Para terminar de resultar completamente detestable, Dragó-Dionisio se detiene a hablar de sus encuentros sexuales. Con una mora muy joven, con una azafata muy joven, con una monja de 21 años (¡!), con las prostitutas de un burdel indio… Todo ello ofreciendo datos para identificarlas y explicando que tiene novia. Todo un Don Juan a su edad de entorno a los 55 años. Semejantes fantasmadas ya le costaron algún reproche recientemente, pero leyendo esta porquería de libro ya se comprueba que su trayectoria casposa y fantasiosa viene de largo.
En otro orden de cosas, Dionisio descubre que Jesús fue una especie de adepto de una secta budista y que muchas de sus enseñanzas derivan del pensamiento oriental. El muy payaso afirma tener informaciones y pruebas de ello y que por eso las autoridades israelíes le vigilan con lupa (¿?), pero en realidad se limita a decir que no va a revelar ninguna de sus hipotéticas pruebas por seguridad. Viva la paranoia. Y así van pasando las páginas, con afirmaciones sin fundamento. Que si la Virgen María es Isis, que si el pilar sobre el que algunas tallas marianas se erigen son símbolos fálicos, que si…
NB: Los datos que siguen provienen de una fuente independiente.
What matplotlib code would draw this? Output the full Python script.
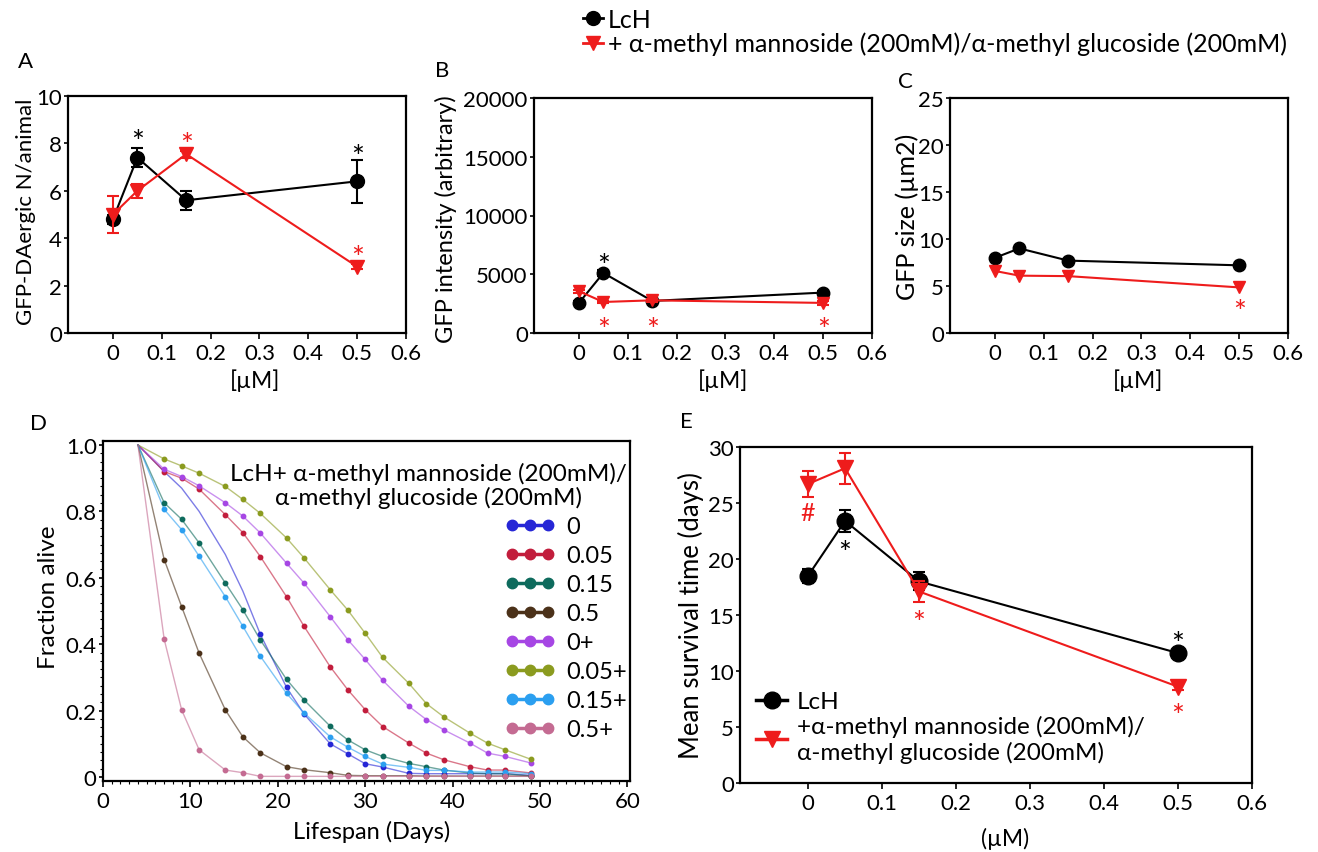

¡Por cierto! Al majadero del escritor se le aparece el propio Jesucristo un par de veces, pero igualmente relata con dos líneas cada encuentro. Hay que ver lo parlanchín que está Dragó para las tonterías superfluas y lo escueto que es para lo realmente interesante. La prueba del laberinto no es sólo una idiotez, es que es una pésima novela tanto en la prosa como en el desarrollo de la narración.
El colofón a tanto disparate es que esta aberración recibió el Premio Planeta. Leer para creer.